What to produce: Repeat the lines below exactly as they appear, but leave out the images.

_ _ _

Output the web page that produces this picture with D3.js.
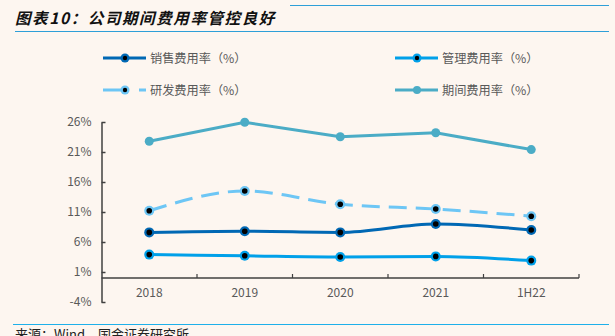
<!DOCTYPE html>
<html><head><meta charset="utf-8">
<script src="https://cdn.jsdelivr.net/npm/d3@7"></script>
<style>
html,body{margin:0;padding:0;background:#FDF6F0;}
svg{display:block;}
</style></head>
<body>
<svg id="c" width="615" height="336"></svg>
<script>
const categories = ["2018","2019","2020","2021","1H22"];
const salesRate = [7.6, 7.8, 7.6, 9.0, 8.0];
const adminRate = [3.9, 3.7, 3.5, 3.6, 2.9];
const rdRate = [11.2, 14.5, 12.3, 11.5, 10.3];
const periodRate = [22.8, 25.95, 23.55, 24.2, 21.4];
const yTicks = [-4, 1, 6, 11, 16, 21, 26];
const seriesNames = ["销售费用率（%）","管理费用率（%）","研发费用率（%）","期间费用率（%）"];
const title = "图表10：公司期间费用率管控良好";
const source = "来源：Wind，国金证券研究所";

const svg = d3.select("#c");
const font = "'Noto Sans CJK SC', 'Noto Sans', sans-serif";
svg.append("rect").attr("width",615).attr("height",336).attr("fill","#FDF6F0");

// header
svg.append("text").attr("x",15).attr("y",23.5).text(title)
  .attr("font-family",font).attr("font-size",15.5).attr("font-weight","bold")
  .attr("letter-spacing",1.6)
  .attr("font-style","italic").attr("fill","#111");
svg.append("line").attr("x1",290).attr("x2",609).attr("y1",5.5).attr("y2",5.5).attr("stroke","#2E9FD8").attr("stroke-width",1.2);
svg.append("line").attr("x1",15).attr("x2",609).attr("y1",31.5).attr("y2",31.5).attr("stroke","#2E9FD8").attr("stroke-width",1.2);
svg.append("line").attr("x1",13).attr("x2",609).attr("y1",324.5).attr("y2",324.5).attr("stroke","#1EB0EA").attr("stroke-width",1.2);
svg.append("text").attr("x",15).attr("y",339).text(source)
  .attr("font-family",font).attr("font-size",13).attr("fill","#222");

const x = d3.scaleBand().domain(categories).range([101.5,579]);
const y = d3.scaleLinear().domain([-4,26]).range([302,122]);

const axisColor = "#404040", labelColor = "#595959";
// y axis
const ya = svg.append("g").attr("transform","translate(101.5,0)")
  .call(d3.axisLeft(y).tickValues(yTicks).tickSize(-4).tickSizeOuter(0).tickPadding(10).tickFormat(d=>d+"%"));
ya.select(".domain").attr("stroke",axisColor).attr("stroke-width",1.5);
ya.selectAll(".tick line").attr("stroke",axisColor).attr("stroke-width",1.5);
ya.selectAll(".tick text").attr("font-family",font).attr("font-size",12).attr("fill",labelColor);

// x axis
const xa = svg.append("g").attr("transform",`translate(0,${y(0)})`);
xa.append("line").attr("x1",101.5).attr("x2",579).attr("y1",0).attr("y2",0).attr("stroke",axisColor).attr("stroke-width",1.5);
const bounds = categories.map(c=>x(c)+x.bandwidth());
xa.selectAll("line.t").data(bounds).join("line").attr("class","t")
  .attr("x1",d=>d).attr("x2",d=>d).attr("y1",0).attr("y2",-4).attr("stroke",axisColor).attr("stroke-width",1.2);
xa.selectAll("text").data(categories).join("text")
  .attr("x",d=>x(d)+x.bandwidth()/2).attr("y",19).attr("text-anchor","middle")
  .attr("font-family",font).attr("font-size",12).attr("fill",labelColor).text(d=>d);

const cx = d=>x(d)+x.bandwidth()/2;
const series = [
  {name:seriesNames[0], vals:salesRate, color:"#0068B4", dash:null, dot:true, curve:d3.curveMonotoneX},
  {name:seriesNames[1], vals:adminRate, color:"#00A0E9", dash:null, dot:true, curve:d3.curveMonotoneX},
  {name:seriesNames[2], vals:rdRate, color:"#6DC6F5", dash:"18,9", dot:true, curve:d3.curveMonotoneX},
  {name:seriesNames[3], vals:periodRate, color:"#4BACC6", dash:null, dot:false, curve:d3.curveLinear}
];
// draw back to front
[3,2,0,1].forEach(i=>{
  const s = series[i];
  const line = d3.line().x(d=>cx(d.c)).y(d=>y(d.v)).curve(s.curve);
  const pts = categories.map((c,j)=>({c, v:s.vals[j]}));
  const g = svg.append("g");
  g.append("path").attr("d",line(pts)).attr("fill","none").attr("stroke",s.color)
    .attr("stroke-width",3).attr("stroke-dasharray",s.dash);
  g.selectAll("circle.o").data(pts).join("circle").attr("class","o")
    .attr("cx",d=>cx(d.c)).attr("cy",d=>y(d.v)).attr("r",s.dot?5:4.5).attr("fill",s.color);
  if(s.dot){
    g.selectAll("circle.i").data(pts).join("circle").attr("class","i")
      .attr("cx",d=>cx(d.c)).attr("cy",d=>y(d.v)).attr("r",2.8).attr("fill","#000");
  }
});

// legend
const legPos = [[103,58],[395,58],[103,90],[395,90]];
series.forEach((s,i)=>{
  const [lx,ly] = legPos[i];
  const g = svg.append("g");
  if(s.dash){
    g.append("line").attr("x1",lx).attr("x2",lx+20).attr("y1",ly).attr("y2",ly).attr("stroke",s.color).attr("stroke-width",3);
    g.append("line").attr("x1",lx+36).attr("x2",lx+43).attr("y1",ly).attr("y2",ly).attr("stroke",s.color).attr("stroke-width",3);
  } else {
    g.append("line").attr("x1",lx).attr("x2",lx+43).attr("y1",ly).attr("y2",ly).attr("stroke",s.color).attr("stroke-width",3);
  }
  g.append("circle").attr("cx",lx+22).attr("cy",ly).attr("r",s.dot?4.5:4).attr("fill",s.color);
  if(s.dot) g.append("circle").attr("cx",lx+22).attr("cy",ly).attr("r",2.2).attr("fill","#000");
  g.append("text").attr("x",lx+47).attr("y",ly+4.5).text(s.name)
    .attr("font-family",font).attr("font-size",12.2).attr("fill",labelColor);
});
</script>
</body></html>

_ _ _

The solution:
Output the web page that produces this picture with D3.js.
<!DOCTYPE html>
<html><head><meta charset="utf-8">
<script src="https://cdn.jsdelivr.net/npm/d3@7"></script>
<style>
html,body{margin:0;padding:0;background:#FDF6F0;}
svg{display:block;}
</style></head>
<body>
<svg id="c" width="615" height="336"></svg>
<script>
const categories = ["2018","2019","2020","2021","1H22"];
const salesRate = [7.6, 7.8, 7.6, 9.0, 8.0];
const adminRate = [3.9, 3.7, 3.5, 3.6, 2.9];
const rdRate = [11.2, 14.5, 12.3, 11.5, 10.3];
const periodRate = [22.8, 25.95, 23.55, 24.2, 21.4];
const yTicks = [-4, 1, 6, 11, 16, 21, 26];
const seriesNames = ["销售费用率（%）","管理费用率（%）","研发费用率（%）","期间费用率（%）"];
const title = "图表10：公司期间费用率管控良好";
const source = "来源：Wind，国金证券研究所";

const svg = d3.select("#c");
const font = "'Noto Sans CJK SC', 'Noto Sans', sans-serif";
svg.append("rect").attr("width",615).attr("height",336).attr("fill","#FDF6F0");

// header
svg.append("text").attr("x",15).attr("y",23.5).text(title)
  .attr("font-family",font).attr("font-size",15.5).attr("font-weight","bold")
  .attr("letter-spacing",1.6)
  .attr("font-style","italic").attr("fill","#111");
svg.append("line").attr("x1",290).attr("x2",609).attr("y1",5.5).attr("y2",5.5).attr("stroke","#2E9FD8").attr("stroke-width",1.2);
svg.append("line").attr("x1",15).attr("x2",609).attr("y1",31.5).attr("y2",31.5).attr("stroke","#2E9FD8").attr("stroke-width",1.2);
svg.append("line").attr("x1",13).attr("x2",609).attr("y1",324.5).attr("y2",324.5).attr("stroke","#1EB0EA").attr("stroke-width",1.2);
svg.append("text").attr("x",15).attr("y",339).text(source)
  .attr("font-family",font).attr("font-size",13).attr("fill","#222");

const x = d3.scaleBand().domain(categories).range([101.5,579]);
const y = d3.scaleLinear().domain([-4,26]).range([302,122]);

const axisColor = "#404040", labelColor = "#595959";
// y axis
const ya = svg.append("g").attr("transform","translate(101.5,0)")
  .call(d3.axisLeft(y).tickValues(yTicks).tickSize(-4).tickSizeOuter(0).tickPadding(10).tickFormat(d=>d+"%"));
ya.select(".domain").attr("stroke",axisColor).attr("stroke-width",1.5);
ya.selectAll(".tick line").attr("stroke",axisColor).attr("stroke-width",1.5);
ya.selectAll(".tick text").attr("font-family",font).attr("font-size",12).attr("fill",labelColor);

// x axis
const xa = svg.append("g").attr("transform",`translate(0,${y(0)})`);
xa.append("line").attr("x1",101.5).attr("x2",579).attr("y1",0).attr("y2",0).attr("stroke",axisColor).attr("stroke-width",1.5);
const bounds = categories.map(c=>x(c)+x.bandwidth());
xa.selectAll("line.t").data(bounds).join("line").attr("class","t")
  .attr("x1",d=>d).attr("x2",d=>d).attr("y1",0).attr("y2",-4).attr("stroke",axisColor).attr("stroke-width",1.2);
xa.selectAll("text").data(categories).join("text")
  .attr("x",d=>x(d)+x.bandwidth()/2).attr("y",19).attr("text-anchor","middle")
  .attr("font-family",font).attr("font-size",12).attr("fill",labelColor).text(d=>d);

const cx = d=>x(d)+x.bandwidth()/2;
const series = [
  {name:seriesNames[0], vals:salesRate, color:"#0068B4", dash:null, dot:true, curve:d3.curveMonotoneX},
  {name:seriesNames[1], vals:adminRate, color:"#00A0E9", dash:null, dot:true, curve:d3.curveMonotoneX},
  {name:seriesNames[2], vals:rdRate, color:"#6DC6F5", dash:"18,9", dot:true, curve:d3.curveMonotoneX},
  {name:seriesNames[3], vals:periodRate, color:"#4BACC6", dash:null, dot:false, curve:d3.curveLinear}
];
// draw back to front
[3,2,0,1].forEach(i=>{
  const s = series[i];
  const line = d3.line().x(d=>cx(d.c)).y(d=>y(d.v)).curve(s.curve);
  const pts = categories.map((c,j)=>({c, v:s.vals[j]}));
  const g = svg.append("g");
  g.append("path").attr("d",line(pts)).attr("fill","none").attr("stroke",s.color)
    .attr("stroke-width",3).attr("stroke-dasharray",s.dash);
  g.selectAll("circle.o").data(pts).join("circle").attr("class","o")
    .attr("cx",d=>cx(d.c)).attr("cy",d=>y(d.v)).attr("r",s.dot?5:4.5).attr("fill",s.color);
  if(s.dot){
    g.selectAll("circle.i").data(pts).join("circle").attr("class","i")
      .attr("cx",d=>cx(d.c)).attr("cy",d=>y(d.v)).attr("r",2.8).attr("fill","#000");
  }
});

// legend
const legPos = [[103,58],[395,58],[103,90],[395,90]];
series.forEach((s,i)=>{
  const [lx,ly] = legPos[i];
  const g = svg.append("g");
  if(s.dash){
    g.append("line").attr("x1",lx).attr("x2",lx+20).attr("y1",ly).attr("y2",ly).attr("stroke",s.color).attr("stroke-width",3);
    g.append("line").attr("x1",lx+36).attr("x2",lx+43).attr("y1",ly).attr("y2",ly).attr("stroke",s.color).attr("stroke-width",3);
  } else {
    g.append("line").attr("x1",lx).attr("x2",lx+43).attr("y1",ly).attr("y2",ly).attr("stroke",s.color).attr("stroke-width",3);
  }
  g.append("circle").attr("cx",lx+22).attr("cy",ly).attr("r",s.dot?4.5:4).attr("fill",s.color);
  if(s.dot) g.append("circle").attr("cx",lx+22).attr("cy",ly).attr("r",2.2).attr("fill","#000");
  g.append("text").attr("x",lx+47).attr("y",ly+4.5).text(s.name)
    .attr("font-family",font).attr("font-size",12.2).attr("fill",labelColor);
});
</script>
</body></html>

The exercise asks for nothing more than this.